## Review

- Correct: The proposal mostly distinguishes SGTM/Gradient Routing absorption from the evil-MoE modularization hypothesis. Evidence: BLUF says this is "not \"increase gradient-routing absorption\" directly" and is "closer to learned behavioral modularization" (`docs/spec/20260614_evil_moe_lora_proposal.md:7-9`); the absorption section explicitly says hard MoE dispatch is suspect for SGTM absorption but plausible for ablatable modularity (`:39-46`); the Decision repeats that it is "not a direct continuation of SGTM absorption" (`:273-277`).
- Correct: The no-cheat constraint is stated clearly in several places: labels only from hand-authored synthetic pairs/vectors (`:9`), no live detector required (`:75`), pinning only from synthetic pairs (`:155-157`, `:232-241`), and UAT includes a no-cheat audit (`:254`). This is aligned with the repo constraint.
- Correct: The MoE evidence is mostly framed conservatively. DeepSeekMoE is described as supporting shared/specialized experts "not absorption directly" (`:79-84`), Switch/ST-MoE as scaffolding "not the main mechanism" (`:100-112`), and Arrow LoRA only as technical plausibility (`:114-121`). I did not find a direct claim that MoE literature proves absorption.
- Note: The phrase "SGTM gives the seed-and-self-reinforce story" plus "The evil-MoE version keeps the same shape" (`:50-67`) is plausible but close to overclaiming. The later caveat at `:67` helps. Safer wording would mark this as an analogy/hypothesis, not evidence that learned MoE routing has SGTM-style absorption.
- Note: Version B overclaims slightly: "Use if we want to preserve the Gradient Routing absorption condition" (`:177-194`). Entmax can still zero experts, and annealing toward sparsity can reintroduce hard absence. "More compatible with the absorption condition" is justified; "preserve" is stronger than the pseudocode guarantees.
- Note: Version C has a no-cheat ambiguity in "or learned router score" (`:205-208`). It is no-cheat only if the learned score is trained from synthetic pairs/vectors, not live oracle/detector labels. The surrounding no-cheat section probably implies this, but implementation guidance should say it locally.

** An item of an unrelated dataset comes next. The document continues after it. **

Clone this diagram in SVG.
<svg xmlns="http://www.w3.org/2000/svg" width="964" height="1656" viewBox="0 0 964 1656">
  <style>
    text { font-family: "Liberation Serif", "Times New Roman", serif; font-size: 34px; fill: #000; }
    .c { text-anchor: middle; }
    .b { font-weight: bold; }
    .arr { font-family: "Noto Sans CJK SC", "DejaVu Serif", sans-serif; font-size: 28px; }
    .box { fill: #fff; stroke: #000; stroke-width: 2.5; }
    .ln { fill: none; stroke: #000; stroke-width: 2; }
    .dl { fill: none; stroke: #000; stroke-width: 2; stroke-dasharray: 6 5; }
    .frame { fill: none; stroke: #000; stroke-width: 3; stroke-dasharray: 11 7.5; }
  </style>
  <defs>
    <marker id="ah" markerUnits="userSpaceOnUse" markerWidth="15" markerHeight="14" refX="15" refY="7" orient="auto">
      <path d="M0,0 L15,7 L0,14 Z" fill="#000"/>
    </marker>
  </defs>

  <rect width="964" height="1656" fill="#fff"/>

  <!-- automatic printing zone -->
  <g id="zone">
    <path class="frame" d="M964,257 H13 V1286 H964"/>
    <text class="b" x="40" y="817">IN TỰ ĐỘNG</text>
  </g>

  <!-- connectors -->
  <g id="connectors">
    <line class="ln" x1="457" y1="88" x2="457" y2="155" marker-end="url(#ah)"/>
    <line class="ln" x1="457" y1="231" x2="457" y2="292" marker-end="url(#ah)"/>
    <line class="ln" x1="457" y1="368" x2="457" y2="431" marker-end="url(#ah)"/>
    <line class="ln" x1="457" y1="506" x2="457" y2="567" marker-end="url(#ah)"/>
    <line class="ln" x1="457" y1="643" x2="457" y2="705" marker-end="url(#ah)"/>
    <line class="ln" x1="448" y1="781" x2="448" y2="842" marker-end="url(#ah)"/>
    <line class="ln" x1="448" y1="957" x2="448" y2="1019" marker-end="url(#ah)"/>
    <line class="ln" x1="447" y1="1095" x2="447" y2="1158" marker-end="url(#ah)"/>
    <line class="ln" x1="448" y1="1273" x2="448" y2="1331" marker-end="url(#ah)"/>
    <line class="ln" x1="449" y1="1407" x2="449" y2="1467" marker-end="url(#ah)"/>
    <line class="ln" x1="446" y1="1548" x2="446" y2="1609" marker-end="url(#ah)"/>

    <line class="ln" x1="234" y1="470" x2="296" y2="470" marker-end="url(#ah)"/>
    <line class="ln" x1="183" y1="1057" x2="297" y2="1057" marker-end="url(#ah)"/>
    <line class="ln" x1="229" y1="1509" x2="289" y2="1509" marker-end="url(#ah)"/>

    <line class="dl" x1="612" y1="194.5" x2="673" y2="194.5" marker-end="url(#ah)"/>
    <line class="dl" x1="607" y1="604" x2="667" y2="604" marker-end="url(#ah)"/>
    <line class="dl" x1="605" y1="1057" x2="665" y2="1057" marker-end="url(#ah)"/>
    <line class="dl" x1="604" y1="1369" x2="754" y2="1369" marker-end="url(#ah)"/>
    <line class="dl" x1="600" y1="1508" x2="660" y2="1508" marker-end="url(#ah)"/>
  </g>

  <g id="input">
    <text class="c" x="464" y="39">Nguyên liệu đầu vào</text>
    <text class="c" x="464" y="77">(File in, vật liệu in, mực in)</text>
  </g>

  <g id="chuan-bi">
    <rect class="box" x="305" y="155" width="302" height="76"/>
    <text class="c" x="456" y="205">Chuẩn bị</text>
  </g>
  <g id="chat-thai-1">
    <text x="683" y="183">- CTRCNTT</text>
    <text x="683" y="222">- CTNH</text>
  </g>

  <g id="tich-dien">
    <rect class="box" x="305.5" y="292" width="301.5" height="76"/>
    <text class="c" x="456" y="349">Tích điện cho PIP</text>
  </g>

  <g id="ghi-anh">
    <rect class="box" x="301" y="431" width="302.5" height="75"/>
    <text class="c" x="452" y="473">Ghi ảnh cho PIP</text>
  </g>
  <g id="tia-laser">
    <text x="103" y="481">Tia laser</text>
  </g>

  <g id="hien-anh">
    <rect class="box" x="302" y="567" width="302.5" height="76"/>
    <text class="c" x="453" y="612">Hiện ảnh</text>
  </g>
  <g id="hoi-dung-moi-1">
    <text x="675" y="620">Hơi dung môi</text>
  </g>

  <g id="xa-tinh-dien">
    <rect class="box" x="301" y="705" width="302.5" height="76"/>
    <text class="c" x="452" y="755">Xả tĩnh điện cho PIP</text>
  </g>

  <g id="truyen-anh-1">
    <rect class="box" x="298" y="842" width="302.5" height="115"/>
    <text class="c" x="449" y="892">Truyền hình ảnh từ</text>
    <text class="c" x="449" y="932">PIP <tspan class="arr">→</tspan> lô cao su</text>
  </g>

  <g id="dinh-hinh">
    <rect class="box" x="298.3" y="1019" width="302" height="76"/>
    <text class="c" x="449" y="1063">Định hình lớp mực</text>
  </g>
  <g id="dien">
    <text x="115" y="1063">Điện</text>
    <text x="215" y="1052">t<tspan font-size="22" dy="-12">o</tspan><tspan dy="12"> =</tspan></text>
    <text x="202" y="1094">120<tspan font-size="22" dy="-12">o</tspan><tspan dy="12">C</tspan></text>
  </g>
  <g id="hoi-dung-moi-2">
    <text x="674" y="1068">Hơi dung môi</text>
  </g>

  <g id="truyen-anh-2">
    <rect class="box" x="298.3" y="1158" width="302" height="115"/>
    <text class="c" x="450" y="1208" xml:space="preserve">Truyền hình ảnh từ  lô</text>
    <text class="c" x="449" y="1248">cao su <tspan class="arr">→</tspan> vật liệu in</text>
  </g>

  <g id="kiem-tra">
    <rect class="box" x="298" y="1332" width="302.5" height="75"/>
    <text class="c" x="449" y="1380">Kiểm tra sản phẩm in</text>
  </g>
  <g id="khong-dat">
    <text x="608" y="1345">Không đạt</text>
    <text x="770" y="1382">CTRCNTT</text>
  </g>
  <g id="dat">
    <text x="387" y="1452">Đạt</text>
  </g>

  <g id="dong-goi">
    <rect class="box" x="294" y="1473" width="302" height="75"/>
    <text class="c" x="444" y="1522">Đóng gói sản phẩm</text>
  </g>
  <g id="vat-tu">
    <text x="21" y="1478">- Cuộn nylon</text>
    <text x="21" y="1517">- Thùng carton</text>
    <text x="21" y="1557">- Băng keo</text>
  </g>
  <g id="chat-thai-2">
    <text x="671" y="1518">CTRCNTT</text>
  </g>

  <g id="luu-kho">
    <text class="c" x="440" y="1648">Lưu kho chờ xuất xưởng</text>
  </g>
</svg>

- Note: The Version A training pseudocode is conceptually plausible, but `for batch in grpo_rollouts` then `L_pin = ... synthetic_hack/synthetic_clean` (`:150-164`) is underspecified. It should make clear that synthetic pin batches get a separate router forward pass and are not labels attached to live GRPO rollouts.
- Note: The UAT is directionally useful (`:244-261`), but "solve rate / normal capability mostly survives" (`:26`, `:251`) has no threshold or matched-ablation control. A clean-expert-off or random-expert-off comparison would help distinguish "hack expert is causally specific" from "ablating any capacity changes behavior." Not a blocker for a proposal, but it matters before implementation.